The article Principles work better than rules by Neil Reynolds presents the convincing argument that attempting to solve an ethics problem in business by implementing rules is a wrong-headed approach.
A rules-focused approach lays a heavy burden on the ethical players. It diverts the resources of the regulated business to non-productive report writing. It diverts regulatory resources to non-productive reviewing of reports.
Everyone loses–except perhaps the cheaters who will have more opportunity to go unnoticed in the chaos of ineffective activity.
The key question is: do rules promote ethical behaviour? Not likely.
If rules don’t, then what will? The solution lies in creating the active participation and co-operation of a broad spectrum of stakeholders who care about an issue. Working together, they need to develop a workable solution.

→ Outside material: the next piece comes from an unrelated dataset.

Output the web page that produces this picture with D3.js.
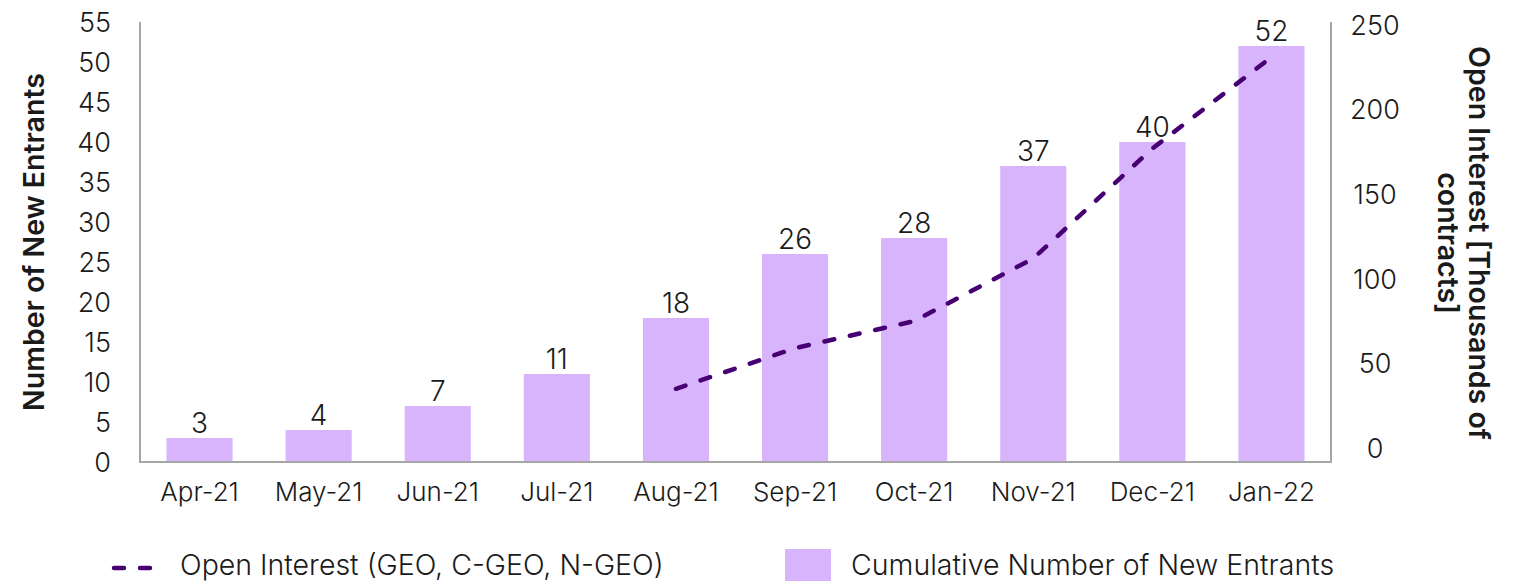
<!DOCTYPE html>
<html>
<head>
<meta charset="utf-8">
<script src="https://cdn.jsdelivr.net/npm/d3@7"></script>
<style>
  body { margin: 0; background: #fff; }
  svg text { font-family: Inter, "Open Sans", sans-serif; fill: #1a1a1a; }
  .tick-lbl { font-weight: 300; }
</style>
</head>
<body>
<div id="chart"></div>
<script>
const months = ['Apr-21', 'May-21', 'Jun-21', 'Jul-21', 'Aug-21', 'Sep-21', 'Oct-21', 'Nov-21', 'Dec-21', 'Jan-22']
const entrants = [3, 4, 7, 11, 18, 26, 28, 37, 40, 52]
const openInterest = [null, null, null, null, 35, 59, 75, 112, 177, 231]
const leftTicks = [0, 5, 10, 15, 20, 25, 30, 35, 40, 45, 50, 55]
const rightTicks = [0, 50, 100, 150, 200, 250]

const W = 1519, H = 581
const barColor = '#d8b4fc'
const lineColor = '#460073'
const axisColor = '#a6a6a6'

const svg = d3.select('#chart').append('svg').attr('width', W).attr('height', H)

const x = d3.scaleBand().domain(months).range([140, 1331]).paddingInner(0.445).paddingOuter(0.2225)
const y = d3.scaleLinear().domain([0, 55]).range([462, 22])
const y2 = d3.scaleLinear().domain([0, 250]).range([448, 25])

// bars
svg.append('g').selectAll('rect')
	.data(entrants)
	.join('rect')
	.attr('x', (d, i) => x(months[i]))
	.attr('width', x.bandwidth())
	.attr('y', d => y(d))
	.attr('height', d => y(0) - y(d))
	.attr('fill', barColor)

// bar labels
svg.append('g').selectAll('text')
	.data(entrants)
	.join('text')
	.attr('class', 'tick-lbl')
	.attr('x', (d, i) => x(months[i]) + x.bandwidth() / 2)
	.attr('y', d => y(d) - 5)
	.attr('text-anchor', 'middle')
	.attr('font-size', 28)
	.text(d => d)

// axes lines
const axes = svg.append('g').attr('stroke', axisColor).attr('stroke-width', 2).attr('fill', 'none')
axes.append('path').attr('d', `M140,22V462H1331V22`)

// left ticks
svg.append('g').selectAll('text')
	.data(leftTicks)
	.join('text')
	.attr('class', 'tick-lbl')
	.attr('x', 111)
	.attr('y', d => y(d))
	.attr('dy', '0.36em')
	.attr('text-anchor', 'end')
	.attr('font-size', 27)
	.text(d => d)

// right ticks
svg.append('g').selectAll('text')
	.data(rightTicks)
	.join('text')
	.attr('class', 'tick-lbl')
	.attr('x', 1375)
	.attr('y', d => y2(d))
	.attr('dy', '0.36em')
	.attr('text-anchor', 'middle')
	.attr('font-size', 27)
	.text(d => d)

// x labels
svg.append('g').selectAll('text')
	.data(months)
	.join('text')
	.attr('class', 'tick-lbl')
	.attr('x', d => x(d) + x.bandwidth() / 2)
	.attr('y', 492)
	.attr('dy', '0.36em')
	.attr('text-anchor', 'middle')
	.attr('font-size', 26)
	.text(d => d)

// line
const line = d3.line()
	.defined(d => d != null)
	.x((d, i) => x(months[i]) + x.bandwidth() / 2)
	.y(d => y2(d))

svg.append('path')
	.datum(openInterest)
	.attr('d', line)
	.attr('fill', 'none')
	.attr('stroke', lineColor)
	.attr('stroke-width', 4.5)
	.attr('stroke-linecap', 'round')
	.attr('stroke-dasharray', '10,16')

// axis titles
svg.append('text')
	.attr('transform', 'translate(44,242) rotate(-90)')
	.attr('text-anchor', 'middle')
	.attr('font-size', 28.5)
	.attr('font-weight', 600)
	.text('Number of New Entrants')

const rt = svg.append('text')
	.attr('transform', 'translate(1469,243) rotate(90)')
	.attr('text-anchor', 'middle')
	.attr('font-size', 28.5)
	.attr('font-weight', 600)
rt.append('tspan').attr('x', 0).attr('y', 0).text('Open Interest [Thousands of')
rt.append('tspan').attr('x', 0).attr('y', 31).text('contracts]')

// legend
const lg = svg.append('g')
lg.append('line')
	.attr('x1', 114).attr('x2', 158).attr('y1', 568).attr('y2', 568)
	.attr('stroke', lineColor).attr('stroke-width', 4.5)
	.attr('stroke-linecap', 'round').attr('stroke-dasharray', '10,16')
lg.append('text').attr('class', 'tick-lbl')
	.attr('x', 180).attr('y', 565).attr('dy', '0.36em')
	.attr('font-size', 28.5)
	.text('Open Interest (GEO, C-GEO, N-GEO)')
lg.append('rect')
	.attr('x', 785).attr('y', 549).attr('width', 46).attr('height', 32)
	.attr('fill', barColor)
lg.append('text').attr('class', 'tick-lbl')
	.attr('x', 851).attr('y', 565).attr('dy', '0.36em')
	.attr('font-size', 28.5)
	.text('Cumulative Number of New Entrants')
</script>
</body>
</html>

The command and control approach to regulation that underlies legislation like Sarbanes Oxley is also part of the problem. Everyone knows about regulations that create the illusion of a safe operating environment. Ironically, compliance to these types of regulations reduces operator accountability. Unsafe operators do and will hold up their act of compliance on a safety matter and thereby claim, falsely, that their operations are safe.
Risk management methodology can help address these types of complex challenges. The development of a risk framework positions all stakeholders and other elements required for a solution within a unified model. This helps to define roles, establish accountability and suggest the best methods for monitoring results.
It supports development of both offensive and defensive aspects of the strategy for achieving results. It also provides a clear context to support consultation with stakeholders, and communications.